Palm Sunday Sprint

I remember a certain priest who always prayed hard for rain on Palm Sunday so he didn’t have to process outside his church.  However, it has always seemed to me to be a necessary… evil, is not quite the word I’m looking for.  So yesterday as it was gloriously sunny and warm here in Falkirk, process we did. It was our All Age Service and we had a young person as crucifer and I suggested that he didn’t hang about when leading the procession. (He does a deliciously slow process when bringing up the elements at mass, but at that speed we’d get through ‘Ride on, Ride on in Majesty’ at least 3 times.) So off he set, lickety splick, and we galloped after him. I was bringing up the rear, running slightly as they disappeared round the corner ahead of me. In fact, 20 Silk Cut a day prevented me singing and running at the same time. Especially singing at the same speed as walking/jogging/galloping. Thank goodness the organist kept on playing for a few verses at a more sedate pace  once we got in to allow us to catch our breath.

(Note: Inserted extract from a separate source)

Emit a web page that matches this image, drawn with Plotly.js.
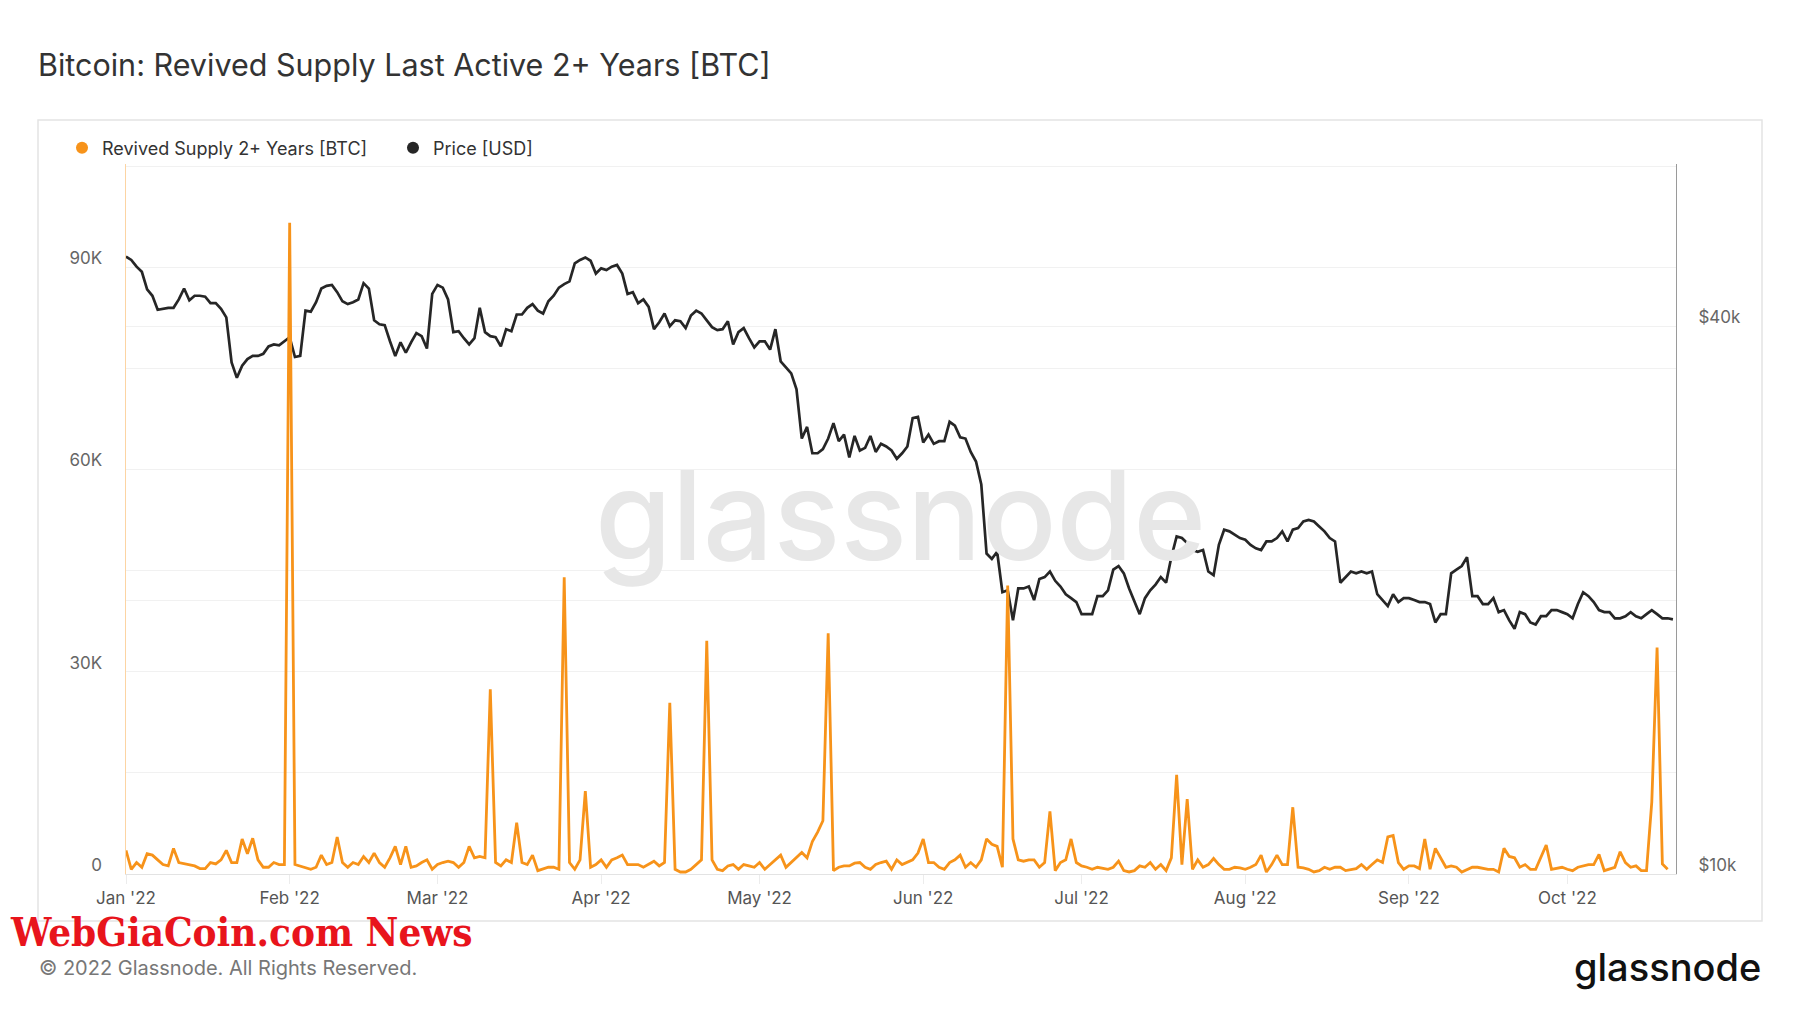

Three of our young Confirmation candidates read the Narrative of the Passion too and it was incredibly moving. Young ‘Jesus’ couldn’t really be seen behind the ‘big burrd’ but his lovely deep voice rang out loud and clear. And the other two read at a wonderful pace and with great feeling too. It was really awesome.

Then in the afternoon our housebound and elderly were picked up by our lovely volunteers and ferried in for another Palm Sunday service (without procession naturally) and then Afternoon Tea with our new cakestands.  And no, I won’t tell you how many cupcakes I consumed.

So it was a wonderful day, uplifting and sorrowful all in one. Just what you need to kick off Holy Week. And I was in bed by 8.30pm sound asleep.

And my quote from the week from Milton Jones:

Sometimes religion can seem like the last person in a long game of Chinese whispers. Once Jesus said, ‘Love God and each other’, and now we have the Easter Bunny!


Palm Sunday part 2

It was our Family Service yesterday and the children usually do most of the service, ie readings and intercessions. Kind Rosemary Hannah wrote a special version of  Luke’s Passion narrative for young people and three of them did it beautifully. They had rehearsed it lots beforehand and it was really well done. I was moved and very proud.  And as I stood there listening I noticed one of our little ones watching them speak as if at Wimbledon – you know, head back and forth as each one spoke. She was so engrossed and as the narrative continued her face became more and more anxious until she ended up holding on to her mum for comfort.  Mum told me later she’d asked, ‘Why did he have to die?’

It all more than made up for the lacklustre procession round the garden. I do sometimes wonder why we bother.